Posts Tagged ‘General Growth Properties’

Competition Continues For General Growth Properties

Thursday, February 25th, 2010

Post from the Wall Street Journal regarding the General Growth bankruptcy:

“The takeover battle for mall owner General Growth Properties Inc. reached a boiling point Wednesday as General Growth unveiled a deal with Canadian property investor Brookfield Asset Management Inc. even as Australian mall owner Westfield Group considered entering the fray.

Westfield, which owns 119 malls in the U.S., Australia and Britain, signed a nondisclosure agreement this week to begin discussions with General Growth about a possible offer, people familiar with the matter said.

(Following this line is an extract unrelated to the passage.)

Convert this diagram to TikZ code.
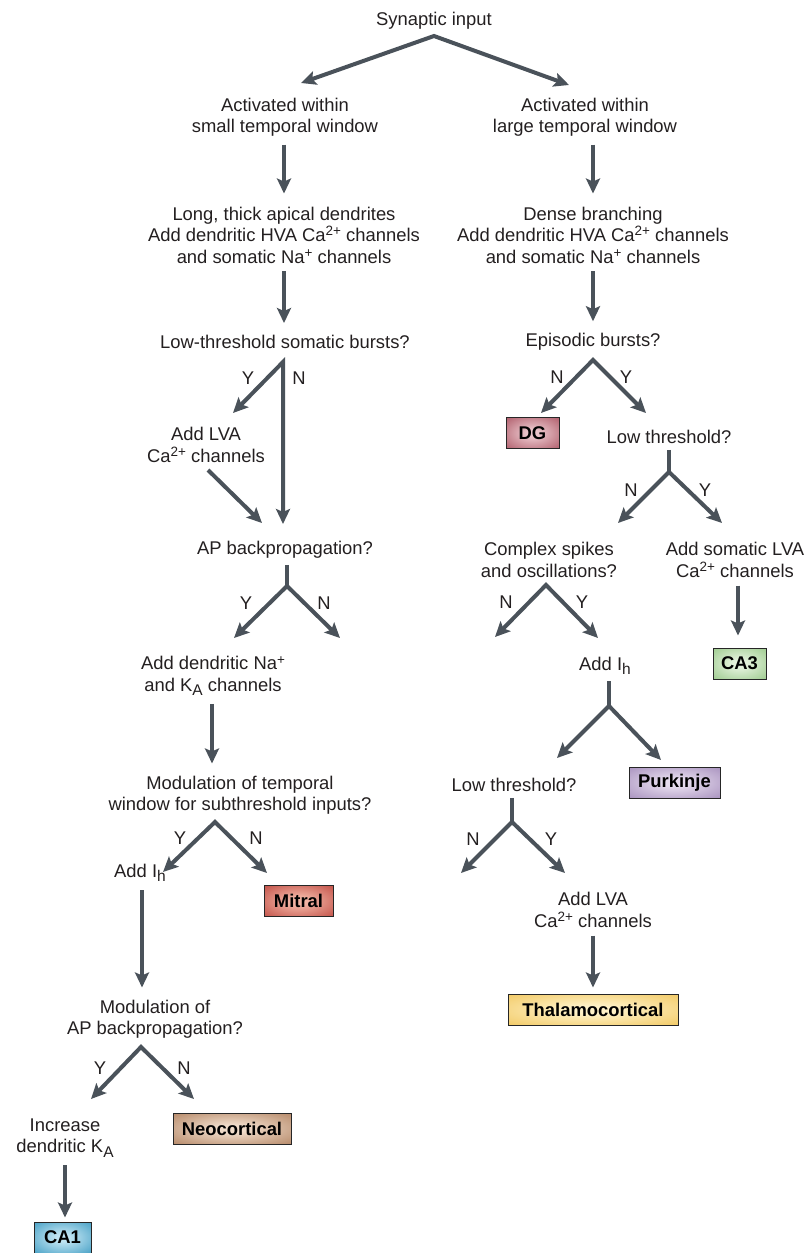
\documentclass[tikz,border=0pt]{standalone}
\usepackage{fontspec}
\setmainfont{Liberation Sans}
\usetikzlibrary{arrows.meta}
\definecolor{arrcol}{HTML}{4A525A}
\definecolor{txtcol}{HTML}{231F20}
\definecolor{dgout}{HTML}{A8505F}
\definecolor{dgin}{HTML}{EAC4CA}
\definecolor{miout}{HTML}{BC443C}
\definecolor{miin}{HTML}{F2B4A4}
\definecolor{neout}{HTML}{AE7E5C}
\definecolor{nein}{HTML}{F0DCCA}
\definecolor{caout}{HTML}{3898C0}
\definecolor{cain}{HTML}{C0E4F2}
\definecolor{cbout}{HTML}{94C684}
\definecolor{cbin}{HTML}{E4F2DC}
\definecolor{pkout}{HTML}{A088B8}
\definecolor{pkin}{HTML}{E6DCEE}
\definecolor{thout}{HTML}{F0C458}
\definecolor{thin}{HTML}{FFF2C8}
\colorlet{shin}{white}
\colorlet{shout}{gray}
\pgfdeclareradialshading[shin,shout]{boxglow}{\pgfpoint{0bp}{0bp}}{color(0bp)=(shin); color(6bp)=(shin); color(40bp)=(shout); color(50bp)=(shout)}
\newcommand\upsup[1]{\raisebox{0.6ex}{\fontsize{13.5}{13.5}\selectfont #1}}
\newcommand\lowsub[1]{\raisebox{-0.45ex}{\fontsize{15.5}{15.5}\selectfont #1}}

\begin{document}
\begin{tikzpicture}[x=1pt,y=-1pt,
  every node/.style={font=\fontsize{18.4}{21.5}\selectfont, text=txtcol},
  txt/.style={align=center, inner sep=0pt},
  yn/.style={inner sep=0pt},
  box/.style={draw=black!85, line width=1pt, font=\fontsize{18.4}{21.5}\selectfont\bfseries, text=black, minimum height=31pt, inner sep=0pt},
  glow/.style 2 args={/utils/exec={\colorlet{shin}{#1}\colorlet{shout}{#2}}, shading=boxglow},
  arr/.style={draw=arrcol, line width=4pt, -{Stealth[length=15pt,width=14pt,inset=3pt]}},
  arrs/.style={draw=arrcol, line width=4pt, {Stealth[length=15pt,width=14pt,inset=3pt]}-{Stealth[length=15pt,width=14pt,inset=3pt]}},
  stem/.style={draw=arrcol, line width=4pt},
  ]
    \useasboundingbox (0,0) rectangle (804,1253);

    \node[txt] (in) at (434,21) {Synaptic input};
    \node[txt] (win1) at (285,117) {Activated within\\small temporal window};
    \node[txt] (win2) at (585,117) {Activated within\\large temporal window};
    \node[txt] (dend1) at (284,235) {Long, thick apical dendrites\\Add dendritic HVA Ca\upsup{2+} channels\\and somatic Na\upsup{+} channels};
    \node[txt] (dend2) at (593,235) {Dense branching\\Add dendritic HVA Ca\upsup{2+} channels\\and somatic Na\upsup{+} channels};
    \node[txt] (sb) at (285,342) {Low-threshold somatic bursts?};
    \node[txt] (lva1) at (206,445) {Add LVA\\Ca\upsup{2+} channels};
    \node[txt] (bap) at (285,550) {AP backpropagation?};
    \node[txt] (na) at (213,676) {Add dendritic Na\upsup{+}\\and K\lowsub{A} channels};
    \node[txt] (modt) at (240,795) {Modulation of temporal\\window for subthreshold inputs?};
    \node[txt] (ih1) at (140,873) {Add I\lowsub{h}};
    \node[txt] (moda) at (155,1019) {Modulation of\\AP backpropagation?};
    \node[txt] (ka) at (65,1138) {Increase\\dendritic K\lowsub{A}};
    \node[txt] (epi) at (593,342) {Episodic bursts?};
    \node[txt] (low1) at (669,437) {Low threshold?};
    \node[txt] (cs) at (549,560) {Complex spikes\\and oscillations?};
    \node[txt] (lva2) at (735,560) {Add somatic LVA\\Ca\upsup{2+} channels};
    \node[txt] (ih2) at (605,666) {Add I\lowsub{h}};
    \node[txt] (low2) at (514,785) {Low threshold?};
    \node[txt] (lva3) at (593,910) {Add LVA\\Ca\upsup{2+} channels};

    \node[box, minimum width=69pt, glow={miin}{miout}] (mitral) at (298.5,901) {Mitral};
    \node[box, minimum width=118pt, glow={nein}{neout}] (neo) at (232,1128.5) {Neocortical};
    \node[box, minimum width=57pt, glow={cain}{caout}] (ca1) at (62.5,1237.5) {CA1};
    \node[box, minimum width=53pt, glow={dgin}{dgout}] (dg) at (532.5,433) {DG};
    \node[box, minimum width=53pt, glow={cbin}{cbout}] (ca3) at (739.5,663.5) {CA3};
    \node[box, minimum width=91pt, glow={pkin}{pkout}] (pk) at (674.5,782.5) {Purkinje};
    \node[box, minimum width=170pt, glow={thin}{thout}] (thal) at (593,1009.5) {Thalamocortical};

    \coordinate (a0) at (434,36);
    \coordinate (a0l) at (301,83);
    \coordinate (a0r) at (569,85);
    \coordinate (a1) at (283,362);
    \coordinate (a1y) at (233,413);
    \coordinate (a1n) at (283,524);
    \coordinate (d0) at (208,470);
    \coordinate (d1) at (262,523);
    \coordinate (j2) at (287,586);
    \coordinate (a2y) at (234,638);
    \coordinate (a2n) at (340,638);
    \coordinate (a3) at (215,822);
    \coordinate (a3y) at (163,872);
    \coordinate (a3n) at (267,873);
    \coordinate (a4) at (141,1047);
    \coordinate (a4y) at (91,1099);
    \coordinate (a4n) at (194,1099);
    \coordinate (b1) at (593,360);
    \coordinate (b1n) at (541,413);
    \coordinate (b1y) at (646,413);
    \coordinate (j5) at (669,472);
    \coordinate (b2n) at (618,523);
    \coordinate (b2y) at (722,523);
    \coordinate (b3) at (546,585);
    \coordinate (b3n) at (495,637);
    \coordinate (b3y) at (598,638);
    \coordinate (j6) at (609,706);
    \coordinate (b4l) at (557,758);
    \coordinate (b4r) at (661,760);
    \coordinate (j7) at (512,822);
    \coordinate (b5n) at (461,873);
    \coordinate (b5y) at (565,873);
    \coordinate (xna) at (212,0);
    \coordinate (xih) at (142,0);
    \coordinate (xlv) at (738,0);

    \node[yn] (y1) at (248,378) {Y};
    \node[yn] (n1) at (299,378) {N};
    \node[yn] (y2) at (246,603) {Y};
    \node[yn] (n2) at (324,603) {N};
    \node[yn] (y3) at (180,838) {Y};
    \node[yn] (n3) at (256,838) {N};
    \node[yn] (y4) at (100,1068) {Y};
    \node[yn] (n4) at (184,1068) {N};
    \node[yn] (n5) at (557,377) {N};
    \node[yn] (y5) at (626,377) {Y};
    \node[yn] (n6) at (631,490) {N};
    \node[yn] (y6) at (705,490) {Y};
    \node[yn] (n7) at (506,602) {N};
    \node[yn] (y7) at (582,602) {Y};
    \node[yn] (n8) at (473,839) {N};
    \node[yn] (y8) at (551,839) {Y};

    \draw[arrs] (a0l) -- (a0) -- (a0r);
    \draw[arr, shorten <=8pt, shorten >=13pt] (win1.south -| dend1) -- (dend1);
    \draw[arr, shorten <=8pt, shorten >=13pt] (win2.south -| dend2) -- (dend2);
    \draw[arr, shorten <=8pt, shorten >=12pt] (dend1) -- (sb.north -| dend1);
    \draw[arr, shorten <=8pt, shorten >=12pt] (dend2) -- (epi);
    \draw[arrs] (a1y) -- (a1) -- (a1n);
    \draw[arr] (d0) -- (d1);
    \draw[stem, shorten <=6pt] (bap.south -| j2) -- (j2);
    \draw[arrs] (a2y) -- (j2) -- (a2n);
    \draw[arr, shorten <=8pt, shorten >=12pt] (na.south -| xna) -- (modt.north -| xna);
    \draw[arrs] (a3y) -- (a3) -- (a3n);
    \draw[arr, shorten <=8pt, shorten >=12pt] (ih1.south -| xih) -- (moda.north -| xih);
    \draw[arrs] (a4y) -- (a4) -- (a4n);
    \draw[arr, shorten <=8pt, shorten >=4pt] (ka) -- (ca1.north -| ka);
    \draw[arrs] (b1n) -- (b1) -- (b1y);
    \draw[stem, shorten <=6pt] (low1) -- (j5);
    \draw[arrs] (b2n) -- (j5) -- (b2y);
    \draw[arr, shorten <=8pt, shorten >=12pt] (lva2.south -| xlv) -- (ca3.north -| xlv);
    \draw[arrs] (b3n) -- (b3) -- (b3y);
    \draw[stem, shorten <=6pt] (ih2.south -| j6) -- (j6);
    \draw[arrs] (b4l) -- (j6) -- (b4r);
    \draw[stem, shorten <=6pt] (low2.south -| j7) -- (j7);
    \draw[arrs] (b5n) -- (j7) -- (b5y);
    \draw[arr, shorten <=8pt, shorten >=6pt] (lva3) -- (thal);

  \end{tikzpicture}
\end{document}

Westfield has $8 billion of borrowing capacity on hand, and is thus far acting alone, these people said.

As Westfield deliberated, General Growth laid out a plan …”

General Growth Properties owns Galleria at Tyler in Riverside, Moreno Valley Mall, and Redlands Mall in the Inland area. A bankruptcy judge will consider all  options for the hearing set for March 3.

Follow news about General Growth Properties at the Curtis Law Group Bankruptcy Blog.

General Growth restructures $9.7 billion in debt

Thursday, December 3rd, 2009

General Growth, a Chicago based company, owns Tyler Galleria Mall of Riverside, Redlands Mall and the Moreno Valley Mall. General Growth has submitted their plan for Chapter 11 in hopes that 92 of their properties will not see a bankruptcy by the end of this year. A segment of the Associated Press article posted on SFGate is below:

“General Growth Properties Inc. said Wednesday lenders have agreed to restructure about $9.7 billion in debt under a plan that will allow 92 of its properties to emerge from bankruptcy protection by the end of the year. The nation’s second-largest mall operator will pay off loans that cover regional shopping centers, offices, community centers and related subsidiaries. The plan will allow the real estate investment trust to retain ownership of the properties, including the Ala Moana Center in Honolulu and the Harborplace & The Gallery in Baltimore.

The Chicago-based company expanded aggressively during the real estate boom, amassing $27 billion in debt. As the real estate market imploded and financing dried up, General Growth was unable to refinance its short-term loans and in April became the largest U.S. real estate company to file for bankruptcy.”